Menos claros son otros ejemplos.
Se sabe del favor con que contó y cuenta aún el autosacrificio en el mundo de la India y en el Extremo Oriente. Aun cuando no sea un hecho de sangre, sino que se realiza por el fuego, nos interesa directamente porque es un suicidio. No nos detendremos en el caso de la sati, la viuda virtuosa que sigue a su esposo a la hoguera funeraria: está bien establecido que en esta inmolación se ve un medio por el cual se asegura ella una vida superior feliz.
He ahí un antiguo eco de la India védica que promete al animal sacrificado reunirse con los dioses.
También parece admitirse que ciertas personas muy ancianas pueden quitarse la vida, siempre y cuando se hallen libres de todo deseo; que el asesinato puede, a título de expiación, hacerse matar arrojándose al fragor de un combate (esta vez con una efusión de sangre que no se compagina bien con las ideas hinduistas).

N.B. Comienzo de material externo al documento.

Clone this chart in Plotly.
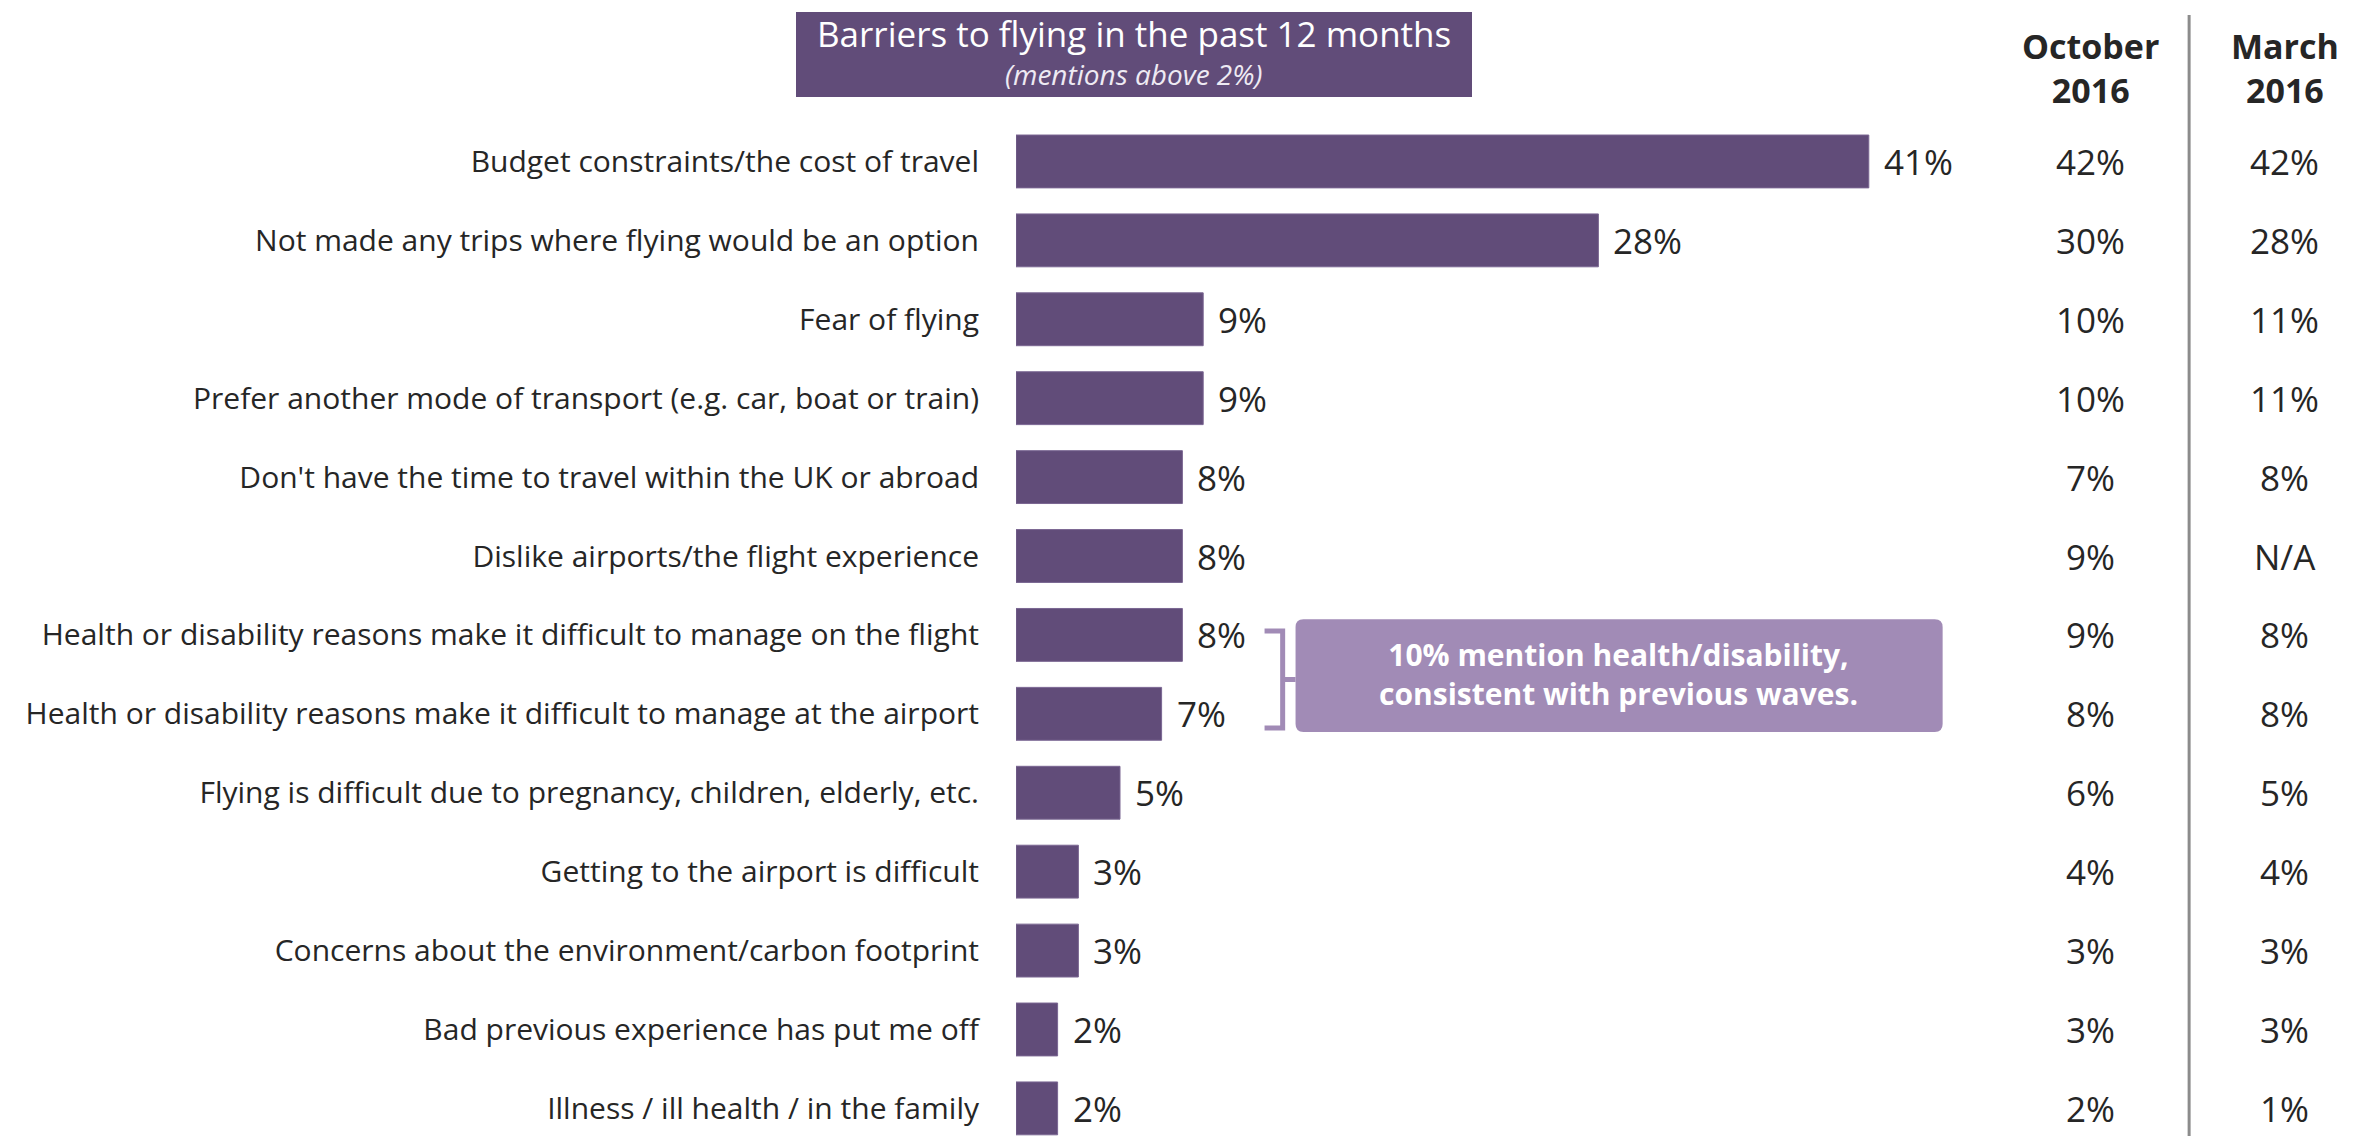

Más difíciles de interpretar son los otros sacrificios por el fuego.
Los han estudiado, en China y en la India, dos grandes orientalistas franceses. En el caso de la China, Jacques Gernet admite que se trata de un sacrificio ritual con purificación previa, participación popular y, tal vez, asunción personal, por parte del mártir, de los pecados humanos. Este autor piensa también en la autocremación está "destinada a conmemorar y a realizar un mito, el de la muerte y el nacimiento de Buda o de los boddhisatvas, pues la muerte y el nacimiento son, desde el punto de vista búdico, la misma cosa". En el caso de la India, Jean Filliozat considera también que se trata de un sacrificio, pero de un sacrificio que depende del espíritu de abandono total de todo bien, que es caridad si el abandono beneficia a alguien, pero que, en todos los casos, constituye la prueba perfecta y el ejemplo contagioso del desprendimiento absoluto. En cambio, niega que se trate de redimir los pecados, como propone Gernet, ya que la teoría de la redención no es una concepción budista, sino cristiana: "Su muerte -dice- es una muerte voluntaria sin voluntad de muerte y recae sobre una envoltura de la que su preparación psíquica lo ha separado".